Со временем я распробовал это замечательное прозрачное чувство, и мне уже было достаточно одного молчаливого присутствия отца и взгляда его жёлтых глаз со странным смеющимся выражением, чтобы, не успев даже начать говорить, полупонять и полупочувствовать процент фальши, заключавшийся в моей излишней серьёзности, тот процент, который, как вода сквозь сито, проходил через уши моих сверстников и большинства тех людей, что меня окружали.
Однако, несмотря на такую способность как бы просвечивать меня и действовать на меня очищающе, отец, надавав мне мягких, но увесистых оплеух, подобных тем, которые отвешивает своим детёнышам львица, никогда не шёл дальше. Он уклонялся.
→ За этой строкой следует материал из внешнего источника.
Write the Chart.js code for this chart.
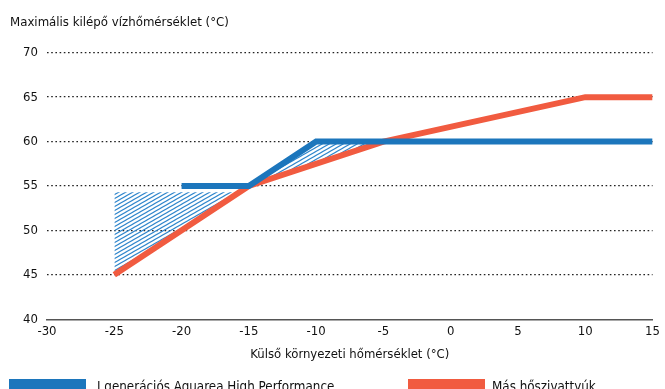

Казалось, что то, что должно было случиться со мной в жизни — совершенно не интересует его.
Собственная его жизнь так же не менялась, она оставалась жизнью как бы оседлого бродяги (если такие бывают), и это я отказывался понимать.
Поэтому уходил я от отца чаще всего всё-таки раздосадованным и даже раздражённым, в особенности если он увязывался провожать меня. Выйдя на улицу и шагая торопливым своим шагом к станции метро, он превращался в полную противоположность того ироничного Будды, который встречал меня за два-три часа до этого. Он суетился, оглядывался на прохожих, особенно на женщин, подчёркнуто здоровался со всеми попадавшимися навстречу знакомыми, чтобы показать мне, что у него есть знакомые, а знакомым, что у него есть такой красавец-сын, и давал мне невероятное количество разнообразных практических советов, которые раздражали меня ещё и тем, что ни один из них не был приложим к действительности.